_Your goal_
Gather up all lines that carry the word "this".

_Provided data_
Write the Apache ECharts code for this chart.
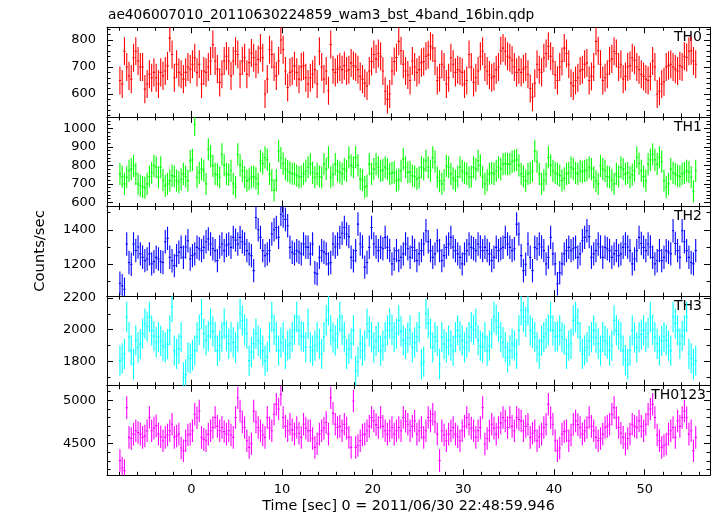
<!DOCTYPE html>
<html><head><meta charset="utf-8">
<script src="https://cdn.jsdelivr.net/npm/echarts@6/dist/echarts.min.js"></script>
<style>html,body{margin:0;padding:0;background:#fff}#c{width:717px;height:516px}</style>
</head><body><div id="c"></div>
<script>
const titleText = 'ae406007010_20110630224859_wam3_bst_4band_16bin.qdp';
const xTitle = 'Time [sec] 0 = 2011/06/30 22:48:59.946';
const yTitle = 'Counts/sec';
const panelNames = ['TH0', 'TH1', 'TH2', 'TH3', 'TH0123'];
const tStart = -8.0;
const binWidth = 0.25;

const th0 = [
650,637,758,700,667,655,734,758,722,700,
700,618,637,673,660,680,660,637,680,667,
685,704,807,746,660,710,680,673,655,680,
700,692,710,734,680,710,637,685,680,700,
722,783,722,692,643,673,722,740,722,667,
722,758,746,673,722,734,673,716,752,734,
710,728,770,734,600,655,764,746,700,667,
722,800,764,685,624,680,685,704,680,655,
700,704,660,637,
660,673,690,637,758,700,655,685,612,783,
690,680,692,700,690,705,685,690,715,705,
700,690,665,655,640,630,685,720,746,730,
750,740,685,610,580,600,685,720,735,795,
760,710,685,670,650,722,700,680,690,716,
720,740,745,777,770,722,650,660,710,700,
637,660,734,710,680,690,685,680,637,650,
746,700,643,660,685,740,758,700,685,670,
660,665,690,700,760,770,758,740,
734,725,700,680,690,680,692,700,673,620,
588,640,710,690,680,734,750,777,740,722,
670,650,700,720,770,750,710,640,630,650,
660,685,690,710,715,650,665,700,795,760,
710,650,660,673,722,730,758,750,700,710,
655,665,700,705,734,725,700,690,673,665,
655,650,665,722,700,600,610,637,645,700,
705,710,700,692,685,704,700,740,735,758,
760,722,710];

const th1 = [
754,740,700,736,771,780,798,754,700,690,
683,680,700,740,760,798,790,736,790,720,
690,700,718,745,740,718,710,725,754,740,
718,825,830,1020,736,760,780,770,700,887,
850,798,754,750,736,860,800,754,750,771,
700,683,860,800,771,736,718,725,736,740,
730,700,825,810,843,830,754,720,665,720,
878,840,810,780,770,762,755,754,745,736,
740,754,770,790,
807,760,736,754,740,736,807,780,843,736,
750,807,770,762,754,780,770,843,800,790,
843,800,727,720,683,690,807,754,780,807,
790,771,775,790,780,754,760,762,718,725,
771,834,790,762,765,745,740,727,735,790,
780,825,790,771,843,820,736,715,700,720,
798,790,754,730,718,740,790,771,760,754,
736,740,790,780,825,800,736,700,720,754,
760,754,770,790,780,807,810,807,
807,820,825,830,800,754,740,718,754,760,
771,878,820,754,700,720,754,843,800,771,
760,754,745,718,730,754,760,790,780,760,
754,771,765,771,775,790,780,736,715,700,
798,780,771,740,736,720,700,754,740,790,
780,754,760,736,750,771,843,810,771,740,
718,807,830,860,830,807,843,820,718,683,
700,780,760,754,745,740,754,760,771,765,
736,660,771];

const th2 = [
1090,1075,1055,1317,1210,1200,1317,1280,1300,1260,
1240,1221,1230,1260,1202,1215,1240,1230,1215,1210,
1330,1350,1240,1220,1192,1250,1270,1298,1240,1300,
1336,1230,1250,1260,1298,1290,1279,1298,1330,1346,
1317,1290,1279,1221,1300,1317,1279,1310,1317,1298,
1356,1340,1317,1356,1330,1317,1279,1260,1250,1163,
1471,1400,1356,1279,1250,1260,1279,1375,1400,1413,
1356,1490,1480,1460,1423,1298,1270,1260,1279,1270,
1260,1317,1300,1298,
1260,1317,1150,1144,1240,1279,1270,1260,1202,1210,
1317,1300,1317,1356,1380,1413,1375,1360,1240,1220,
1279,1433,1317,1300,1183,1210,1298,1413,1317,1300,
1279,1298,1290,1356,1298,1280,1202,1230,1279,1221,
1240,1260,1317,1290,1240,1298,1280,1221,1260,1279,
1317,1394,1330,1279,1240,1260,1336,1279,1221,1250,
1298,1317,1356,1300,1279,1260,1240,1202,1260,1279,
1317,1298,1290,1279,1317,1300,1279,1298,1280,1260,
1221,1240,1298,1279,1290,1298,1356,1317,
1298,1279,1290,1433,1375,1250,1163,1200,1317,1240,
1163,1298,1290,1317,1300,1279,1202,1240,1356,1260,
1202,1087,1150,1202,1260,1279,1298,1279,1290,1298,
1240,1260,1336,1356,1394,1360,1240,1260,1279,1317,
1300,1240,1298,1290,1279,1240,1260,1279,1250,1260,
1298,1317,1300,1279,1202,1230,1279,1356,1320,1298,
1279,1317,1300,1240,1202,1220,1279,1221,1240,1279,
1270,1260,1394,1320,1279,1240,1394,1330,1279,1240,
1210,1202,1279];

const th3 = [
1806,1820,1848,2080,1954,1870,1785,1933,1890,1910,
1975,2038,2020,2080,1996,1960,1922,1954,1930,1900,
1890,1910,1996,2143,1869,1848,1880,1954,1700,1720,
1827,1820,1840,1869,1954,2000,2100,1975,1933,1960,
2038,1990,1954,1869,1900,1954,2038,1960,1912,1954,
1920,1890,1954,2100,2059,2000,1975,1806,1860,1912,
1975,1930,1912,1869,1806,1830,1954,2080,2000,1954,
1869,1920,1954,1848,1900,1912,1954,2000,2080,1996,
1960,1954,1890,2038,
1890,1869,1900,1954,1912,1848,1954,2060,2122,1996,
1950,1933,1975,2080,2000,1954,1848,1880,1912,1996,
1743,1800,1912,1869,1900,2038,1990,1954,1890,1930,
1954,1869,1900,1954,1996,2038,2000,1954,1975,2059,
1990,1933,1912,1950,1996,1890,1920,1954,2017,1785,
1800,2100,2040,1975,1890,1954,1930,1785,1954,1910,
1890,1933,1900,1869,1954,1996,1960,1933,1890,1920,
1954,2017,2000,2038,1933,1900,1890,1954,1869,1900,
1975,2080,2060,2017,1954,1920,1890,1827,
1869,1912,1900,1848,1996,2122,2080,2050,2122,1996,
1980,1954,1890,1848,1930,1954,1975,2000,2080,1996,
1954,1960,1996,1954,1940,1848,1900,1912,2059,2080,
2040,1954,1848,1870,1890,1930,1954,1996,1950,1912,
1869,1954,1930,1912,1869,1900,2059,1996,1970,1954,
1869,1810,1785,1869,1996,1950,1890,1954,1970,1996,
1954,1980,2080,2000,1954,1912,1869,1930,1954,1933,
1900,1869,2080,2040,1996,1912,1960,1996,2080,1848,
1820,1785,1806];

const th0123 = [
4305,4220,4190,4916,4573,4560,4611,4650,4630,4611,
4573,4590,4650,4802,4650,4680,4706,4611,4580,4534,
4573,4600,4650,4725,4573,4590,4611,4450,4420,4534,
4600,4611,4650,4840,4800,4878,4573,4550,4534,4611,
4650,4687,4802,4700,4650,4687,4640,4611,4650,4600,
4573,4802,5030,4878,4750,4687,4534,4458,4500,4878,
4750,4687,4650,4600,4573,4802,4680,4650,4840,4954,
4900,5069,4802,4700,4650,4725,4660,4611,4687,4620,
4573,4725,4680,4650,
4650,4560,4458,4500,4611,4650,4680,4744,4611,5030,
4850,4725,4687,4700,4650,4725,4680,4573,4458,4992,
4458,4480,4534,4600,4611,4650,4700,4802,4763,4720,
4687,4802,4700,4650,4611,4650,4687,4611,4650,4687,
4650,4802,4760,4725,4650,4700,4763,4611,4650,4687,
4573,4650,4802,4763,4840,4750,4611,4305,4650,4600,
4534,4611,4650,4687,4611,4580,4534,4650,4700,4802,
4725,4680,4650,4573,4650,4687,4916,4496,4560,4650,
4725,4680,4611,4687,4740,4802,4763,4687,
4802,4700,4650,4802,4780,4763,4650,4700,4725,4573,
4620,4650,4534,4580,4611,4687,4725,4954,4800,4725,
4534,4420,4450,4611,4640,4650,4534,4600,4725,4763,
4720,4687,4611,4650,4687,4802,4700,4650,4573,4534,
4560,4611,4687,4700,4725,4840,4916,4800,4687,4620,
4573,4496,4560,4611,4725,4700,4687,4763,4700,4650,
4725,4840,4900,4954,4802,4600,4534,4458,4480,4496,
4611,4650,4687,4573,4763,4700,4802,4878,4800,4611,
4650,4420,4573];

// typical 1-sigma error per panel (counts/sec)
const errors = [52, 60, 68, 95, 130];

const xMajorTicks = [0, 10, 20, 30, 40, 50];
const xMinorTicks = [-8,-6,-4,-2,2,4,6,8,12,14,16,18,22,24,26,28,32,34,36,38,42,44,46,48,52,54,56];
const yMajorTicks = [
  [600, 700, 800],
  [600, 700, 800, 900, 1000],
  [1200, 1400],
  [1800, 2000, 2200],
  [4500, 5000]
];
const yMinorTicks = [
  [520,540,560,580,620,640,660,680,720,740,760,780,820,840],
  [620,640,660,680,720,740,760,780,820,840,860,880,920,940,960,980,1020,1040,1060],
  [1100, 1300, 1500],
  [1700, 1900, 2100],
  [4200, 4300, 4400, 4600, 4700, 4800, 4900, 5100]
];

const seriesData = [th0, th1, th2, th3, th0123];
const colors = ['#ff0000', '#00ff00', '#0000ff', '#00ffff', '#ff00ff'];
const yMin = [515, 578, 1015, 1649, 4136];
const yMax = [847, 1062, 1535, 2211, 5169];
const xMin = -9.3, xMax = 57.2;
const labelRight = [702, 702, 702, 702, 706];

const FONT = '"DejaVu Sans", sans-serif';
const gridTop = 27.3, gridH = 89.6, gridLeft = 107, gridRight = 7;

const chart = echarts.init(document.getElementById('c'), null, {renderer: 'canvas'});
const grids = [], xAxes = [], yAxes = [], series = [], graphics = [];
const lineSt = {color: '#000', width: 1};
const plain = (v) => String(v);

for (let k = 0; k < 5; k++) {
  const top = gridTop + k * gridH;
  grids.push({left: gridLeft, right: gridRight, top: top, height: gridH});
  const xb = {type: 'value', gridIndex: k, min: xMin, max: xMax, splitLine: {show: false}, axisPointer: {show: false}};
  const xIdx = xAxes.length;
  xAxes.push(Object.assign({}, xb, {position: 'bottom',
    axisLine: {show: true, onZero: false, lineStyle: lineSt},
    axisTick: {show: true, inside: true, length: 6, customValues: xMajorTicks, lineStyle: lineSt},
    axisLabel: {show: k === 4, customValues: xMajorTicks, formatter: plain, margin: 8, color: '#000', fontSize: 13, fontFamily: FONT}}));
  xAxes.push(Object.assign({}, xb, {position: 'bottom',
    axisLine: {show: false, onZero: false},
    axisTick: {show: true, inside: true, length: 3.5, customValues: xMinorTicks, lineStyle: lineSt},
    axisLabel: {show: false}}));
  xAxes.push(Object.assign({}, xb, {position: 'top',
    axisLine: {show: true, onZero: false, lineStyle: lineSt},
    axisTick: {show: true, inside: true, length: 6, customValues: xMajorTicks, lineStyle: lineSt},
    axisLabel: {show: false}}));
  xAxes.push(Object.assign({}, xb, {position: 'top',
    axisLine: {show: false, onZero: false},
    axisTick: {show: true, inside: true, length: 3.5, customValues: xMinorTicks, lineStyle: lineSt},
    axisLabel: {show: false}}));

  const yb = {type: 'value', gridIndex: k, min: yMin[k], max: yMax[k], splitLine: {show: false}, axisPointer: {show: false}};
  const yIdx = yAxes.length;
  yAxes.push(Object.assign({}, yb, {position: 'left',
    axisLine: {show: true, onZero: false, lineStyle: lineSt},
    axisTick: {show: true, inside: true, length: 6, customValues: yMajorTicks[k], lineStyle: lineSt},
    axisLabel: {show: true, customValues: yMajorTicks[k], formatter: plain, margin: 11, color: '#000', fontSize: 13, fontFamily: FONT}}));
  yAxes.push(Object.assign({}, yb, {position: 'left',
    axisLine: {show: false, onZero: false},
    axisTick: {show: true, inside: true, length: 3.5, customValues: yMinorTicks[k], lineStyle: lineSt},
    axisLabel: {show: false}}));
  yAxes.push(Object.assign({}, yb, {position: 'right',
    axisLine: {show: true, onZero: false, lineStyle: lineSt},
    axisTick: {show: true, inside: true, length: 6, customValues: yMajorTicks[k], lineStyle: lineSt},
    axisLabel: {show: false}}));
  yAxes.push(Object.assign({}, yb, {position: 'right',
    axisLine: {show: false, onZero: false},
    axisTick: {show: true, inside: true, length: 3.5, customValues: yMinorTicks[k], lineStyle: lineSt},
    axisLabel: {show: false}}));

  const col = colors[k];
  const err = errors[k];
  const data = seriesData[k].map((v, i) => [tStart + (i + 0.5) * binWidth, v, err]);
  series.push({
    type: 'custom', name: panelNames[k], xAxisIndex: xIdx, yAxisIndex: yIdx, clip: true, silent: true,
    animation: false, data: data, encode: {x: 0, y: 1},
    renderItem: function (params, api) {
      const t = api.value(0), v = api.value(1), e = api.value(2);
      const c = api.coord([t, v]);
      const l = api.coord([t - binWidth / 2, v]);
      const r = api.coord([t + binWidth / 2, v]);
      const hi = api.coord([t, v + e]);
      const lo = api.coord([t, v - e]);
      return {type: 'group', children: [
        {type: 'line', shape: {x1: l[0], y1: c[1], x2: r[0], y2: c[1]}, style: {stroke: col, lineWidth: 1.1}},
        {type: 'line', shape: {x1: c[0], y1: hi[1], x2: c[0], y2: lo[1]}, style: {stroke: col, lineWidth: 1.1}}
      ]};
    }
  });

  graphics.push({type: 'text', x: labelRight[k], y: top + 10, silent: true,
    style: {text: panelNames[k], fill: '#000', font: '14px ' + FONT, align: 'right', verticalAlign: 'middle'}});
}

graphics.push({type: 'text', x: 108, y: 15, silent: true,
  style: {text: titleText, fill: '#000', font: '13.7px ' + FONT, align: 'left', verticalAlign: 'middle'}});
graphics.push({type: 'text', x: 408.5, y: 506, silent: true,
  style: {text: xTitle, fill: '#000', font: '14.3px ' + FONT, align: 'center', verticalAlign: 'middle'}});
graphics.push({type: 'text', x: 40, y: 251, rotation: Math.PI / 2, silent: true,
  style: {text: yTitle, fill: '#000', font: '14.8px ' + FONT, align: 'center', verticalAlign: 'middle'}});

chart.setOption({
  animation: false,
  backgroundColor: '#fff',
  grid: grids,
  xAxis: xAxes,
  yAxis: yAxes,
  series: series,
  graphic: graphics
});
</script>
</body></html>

--

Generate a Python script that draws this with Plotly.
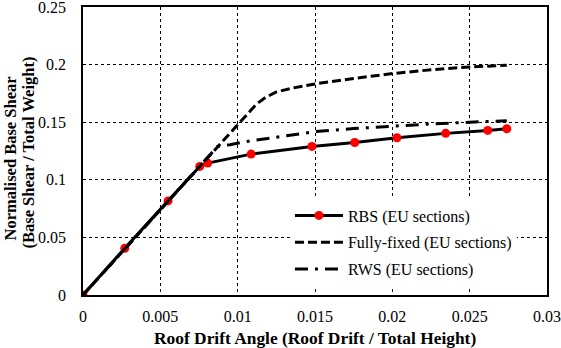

* * *

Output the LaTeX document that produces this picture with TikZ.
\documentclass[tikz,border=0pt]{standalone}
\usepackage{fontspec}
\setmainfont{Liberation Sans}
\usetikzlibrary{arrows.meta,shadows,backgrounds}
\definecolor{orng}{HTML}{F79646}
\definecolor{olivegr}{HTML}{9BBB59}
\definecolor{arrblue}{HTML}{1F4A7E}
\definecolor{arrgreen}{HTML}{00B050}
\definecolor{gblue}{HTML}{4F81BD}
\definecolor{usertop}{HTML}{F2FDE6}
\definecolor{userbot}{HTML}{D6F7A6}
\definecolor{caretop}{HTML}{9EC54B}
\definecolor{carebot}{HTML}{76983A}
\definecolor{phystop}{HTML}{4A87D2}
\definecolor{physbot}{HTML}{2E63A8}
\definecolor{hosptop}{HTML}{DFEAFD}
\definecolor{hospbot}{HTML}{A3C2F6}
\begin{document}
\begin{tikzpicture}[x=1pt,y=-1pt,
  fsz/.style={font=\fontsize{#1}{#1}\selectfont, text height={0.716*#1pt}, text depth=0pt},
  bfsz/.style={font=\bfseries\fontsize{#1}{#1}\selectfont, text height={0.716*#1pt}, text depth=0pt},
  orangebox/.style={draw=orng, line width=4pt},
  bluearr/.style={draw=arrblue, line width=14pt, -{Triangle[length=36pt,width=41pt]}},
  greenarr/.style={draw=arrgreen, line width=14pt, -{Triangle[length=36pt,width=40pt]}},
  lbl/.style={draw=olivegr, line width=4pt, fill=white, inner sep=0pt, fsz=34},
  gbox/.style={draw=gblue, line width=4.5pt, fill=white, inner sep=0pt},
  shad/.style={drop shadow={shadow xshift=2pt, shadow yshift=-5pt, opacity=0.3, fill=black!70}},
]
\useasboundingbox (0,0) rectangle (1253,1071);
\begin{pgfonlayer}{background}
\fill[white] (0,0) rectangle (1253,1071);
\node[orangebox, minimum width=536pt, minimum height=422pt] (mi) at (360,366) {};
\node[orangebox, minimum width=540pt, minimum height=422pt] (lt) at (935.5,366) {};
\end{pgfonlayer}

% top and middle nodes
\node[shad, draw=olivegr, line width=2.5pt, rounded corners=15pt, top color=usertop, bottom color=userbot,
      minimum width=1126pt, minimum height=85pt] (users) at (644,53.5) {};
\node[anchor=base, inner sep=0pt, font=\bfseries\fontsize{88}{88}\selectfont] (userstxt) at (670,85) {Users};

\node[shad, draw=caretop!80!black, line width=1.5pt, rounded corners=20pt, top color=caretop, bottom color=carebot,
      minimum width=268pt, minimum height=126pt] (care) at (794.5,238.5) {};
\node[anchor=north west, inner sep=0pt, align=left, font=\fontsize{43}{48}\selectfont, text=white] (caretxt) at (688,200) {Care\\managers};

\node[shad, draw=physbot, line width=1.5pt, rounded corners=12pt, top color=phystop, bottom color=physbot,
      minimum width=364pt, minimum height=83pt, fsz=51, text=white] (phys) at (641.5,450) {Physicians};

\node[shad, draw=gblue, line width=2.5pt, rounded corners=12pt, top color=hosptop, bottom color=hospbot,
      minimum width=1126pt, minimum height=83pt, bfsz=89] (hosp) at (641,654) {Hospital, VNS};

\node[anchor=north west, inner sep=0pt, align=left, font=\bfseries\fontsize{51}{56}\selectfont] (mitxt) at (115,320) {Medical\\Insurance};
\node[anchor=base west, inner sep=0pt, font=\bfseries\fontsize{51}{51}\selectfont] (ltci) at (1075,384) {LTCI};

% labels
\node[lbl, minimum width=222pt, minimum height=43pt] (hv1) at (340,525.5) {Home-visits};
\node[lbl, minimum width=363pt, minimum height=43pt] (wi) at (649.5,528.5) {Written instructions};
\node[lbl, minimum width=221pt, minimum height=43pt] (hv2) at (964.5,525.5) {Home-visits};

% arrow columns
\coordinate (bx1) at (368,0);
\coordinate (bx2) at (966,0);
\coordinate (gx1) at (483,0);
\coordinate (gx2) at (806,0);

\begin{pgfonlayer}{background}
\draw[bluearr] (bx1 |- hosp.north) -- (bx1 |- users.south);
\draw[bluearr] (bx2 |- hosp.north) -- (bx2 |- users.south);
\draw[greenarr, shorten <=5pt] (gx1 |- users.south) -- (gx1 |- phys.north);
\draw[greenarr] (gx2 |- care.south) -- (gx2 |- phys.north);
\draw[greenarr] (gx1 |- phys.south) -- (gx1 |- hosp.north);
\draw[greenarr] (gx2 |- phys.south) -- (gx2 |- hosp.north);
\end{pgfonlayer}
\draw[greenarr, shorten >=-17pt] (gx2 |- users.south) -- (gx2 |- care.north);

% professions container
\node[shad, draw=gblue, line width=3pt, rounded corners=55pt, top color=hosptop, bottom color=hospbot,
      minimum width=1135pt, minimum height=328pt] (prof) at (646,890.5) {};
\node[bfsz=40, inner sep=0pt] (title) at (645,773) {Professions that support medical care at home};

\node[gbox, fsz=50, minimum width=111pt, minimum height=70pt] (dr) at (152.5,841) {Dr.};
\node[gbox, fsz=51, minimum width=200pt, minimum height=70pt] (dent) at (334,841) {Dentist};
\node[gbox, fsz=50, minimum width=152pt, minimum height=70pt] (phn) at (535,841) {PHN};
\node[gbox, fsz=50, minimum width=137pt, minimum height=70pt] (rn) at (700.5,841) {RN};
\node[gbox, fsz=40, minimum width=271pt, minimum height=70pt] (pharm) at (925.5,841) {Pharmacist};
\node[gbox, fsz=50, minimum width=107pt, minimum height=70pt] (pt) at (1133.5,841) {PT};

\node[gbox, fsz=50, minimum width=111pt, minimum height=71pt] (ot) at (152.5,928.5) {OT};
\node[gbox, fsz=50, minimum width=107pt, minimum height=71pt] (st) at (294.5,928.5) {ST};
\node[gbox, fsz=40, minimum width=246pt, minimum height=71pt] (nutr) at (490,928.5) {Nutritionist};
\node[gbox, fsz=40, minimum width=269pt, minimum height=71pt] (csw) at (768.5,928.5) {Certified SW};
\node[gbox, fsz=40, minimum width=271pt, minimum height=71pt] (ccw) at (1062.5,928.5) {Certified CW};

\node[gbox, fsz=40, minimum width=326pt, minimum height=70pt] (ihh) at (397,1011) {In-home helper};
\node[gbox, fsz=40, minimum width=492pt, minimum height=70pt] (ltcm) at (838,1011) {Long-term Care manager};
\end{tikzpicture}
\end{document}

_Exercise output_
Write the Apache ECharts code for this chart.
Generate a Python script that draws this with Plotly.
Output the LaTeX document that produces this picture with TikZ.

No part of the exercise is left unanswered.